The real “endless war” – the fight for and against truth – rages on. Twitter has become its central battlefield.

Collectively, users may ultimately decide that the pros still outweigh the cons, but the reputation of the social media companies has never fallen as far as it has today. They need to take urgent action to regain their lost credibility – otherwise they run the risk of a mass exodus of users.

Remember MySpace? Neither do I.

If real users who provide insights and commentary to organically earned followings – as, for example, Jamal Khashoggi did – can no longer trust Twitter’s ability to protect their private information, then perhaps it’s time to take these conversations elsewhere.

It is unclear whether Ahmad Abouammo, a U.S. citizen and one of the two former employees being charged in the case, specifically targeted Khashoggi.

There’s speculation the figure described in the charges as “Twitter User 1,” the “prominent critic” of the Saudi royal family who had more than 1 million followers, is actually another prominent Saudi voice. But the profile is consistent with that of my colleague who was savagely murdered on the orders of Crown Prince Mohammed bin Salman.

Just as chilling, though, is the thought that Mohammed bin Salman might have used his agents to target thousands of dissidents, gathering information that could later be used to similarly extinguish their critical voices. Should all users with a long reach into societies living under repressive leaders expect a similar fate?

Since the murder of Khashoggi, commentators around the world have focused on the lengths to which Mohammed bin Salman is willing to go to stifle dissent – inside the kingdom, beyond its borders and in cyberspace. The evidence of his sociopathy grows by the day. Few outside the ranks of the crown prince’s sympathizers, paid or unpaid, would dispute it.

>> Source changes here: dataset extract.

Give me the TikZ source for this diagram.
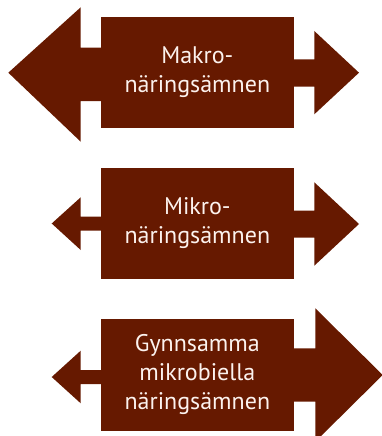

But that’s not the story here. If a young and relatively inexperienced autocrat would invest in this sort of attack on the privacy of people, many of whom are citizens of countries other than his own, what makes us believe that others aren’t actively engaged in similarly nefarious operations? How can we trust these tech companies to make sure malevolent forces aren’t exploiting our urge to communicate with each other?